Caught by the River

Midsummer Radio

Sue Brooks | 24th June 2018

Sue Brooks recommends some choice programming across BBC Radio 3 and 4, including features on forests, Lepidoptera, and Virginia Woolf.

“In midsummer week, Radio 3 enters one of the most potent sources of the human imagination”. I came across this by chance yesterday. POTENT. What a word that is, and the idea of Radio 3 diving fearlessly into the deep end was thrilling. It goes on – “Into The Forest explores the enchantment, escape and magical danger of the forest in summer, with slow radio moments featuring the sounds of the forest, allowing time out from today’s often frenetic world.”

Dive fearlessly she did. The beautifully named Eleanor Rosamund Barraclough takes us into the most powerful forty-five minutes of sound and spoken word I have heard this year (Sunday Feature: The Summer Forest). She continues on The Essay, Monday to Friday, in various English woods – in the company of Fiona Stafford in Warwickshire, Will Ashon in Epping Forest, and Andrew C Scott in Swinley Woods. There will be discussions about Oliver Rackham and the health and wellbeing of future forests – a lovely phrase to keep in mind – and how a perfumer is inspired by the base notes of forest scents.

And there is more. Ursula Le Guin’s The Word for World is Forest on the Free Thinking slot, and Into The Forest music on the 6:30am Breakfast programme.
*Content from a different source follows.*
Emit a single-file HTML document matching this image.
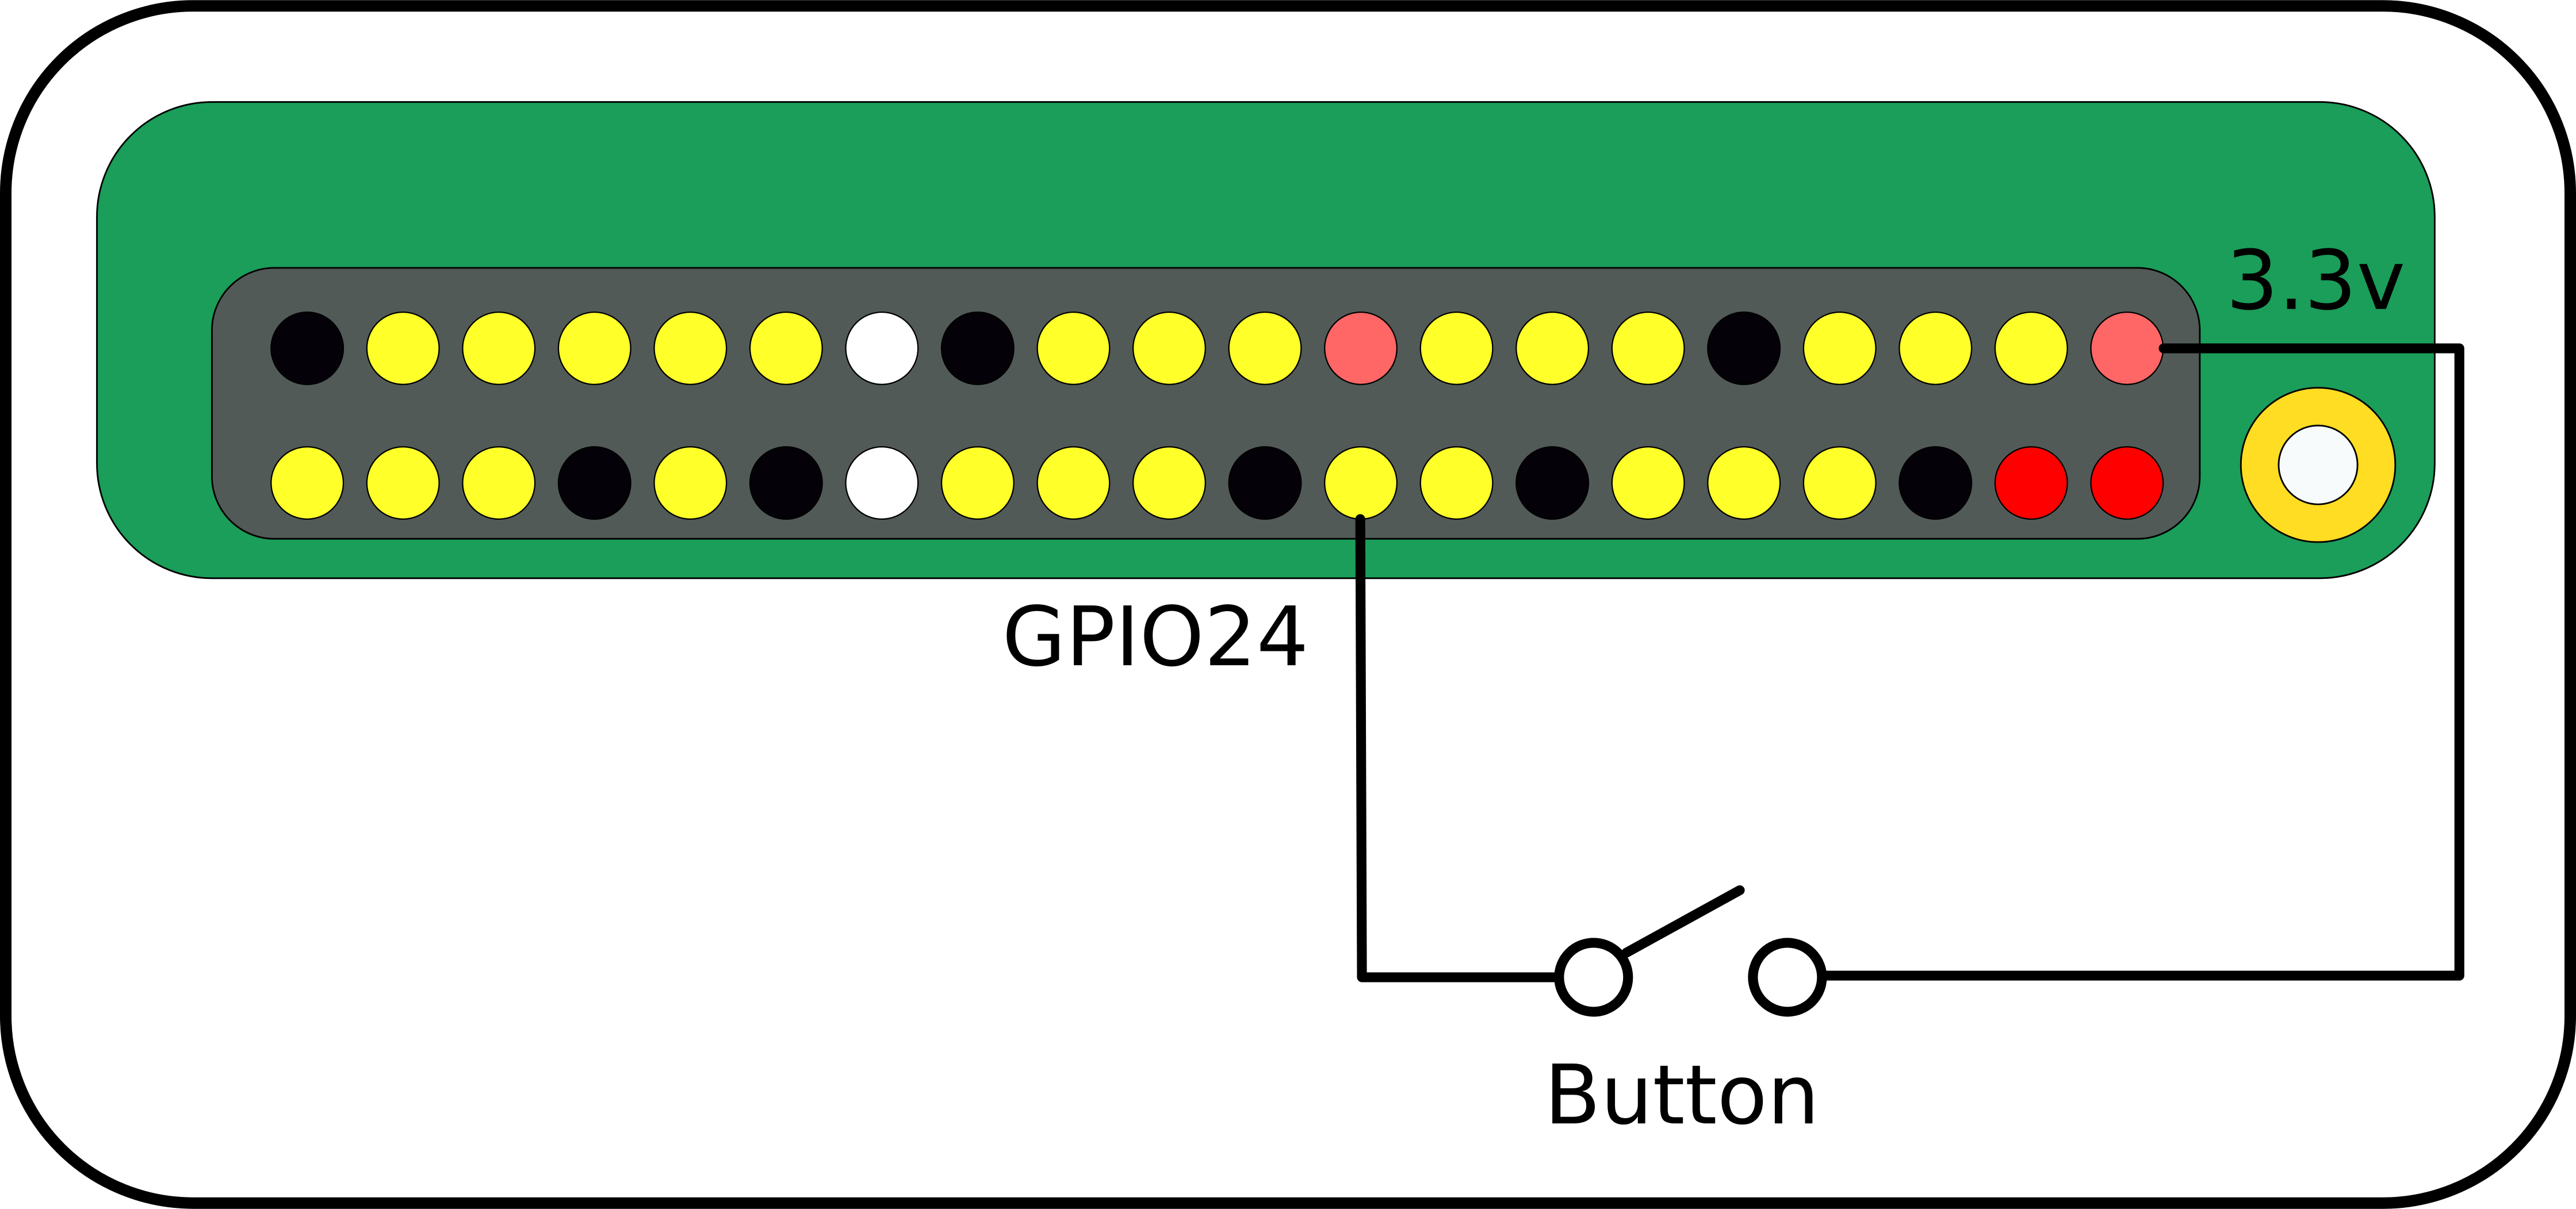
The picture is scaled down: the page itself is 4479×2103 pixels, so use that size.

Not to be outdone, Radio 4 are featuring two episodes in the excellent Pursuit of Beauty series. In the first, the artist Alison Turnbull and the Senior Curator of Lepidoptera at the National History Museum Blanca Huertas are in the remote tropical forest of Choco in Columbia, among some of the most exotic butterflies on the planet. It includes the cultured voice of Vladimir Nabokov from the archives, recalling “the freshness of the flowers…as I was running downstairs with my butterfly net on a summer’s day, oh, half a century ago.” Words I have read many times, but never heard spoken by the author, and so heartbreakingly poignant. Radio could be no better, I thought, but then I saw what had been planned for the Summer Solstice on Thursday June 21st.

Pursuit of Beauty. Virginia Woolf: Impossible Music.

In search of the musicality and sonic landscape of Virginia Woolf’s world. Written and presented by Fiona Talkington.

It will be a triumph – it is already a triumph in this listener’s imagination. BBC Radio 3 and Radio 4. Ahhh. We must celebrate them and pay our licence fee with pride.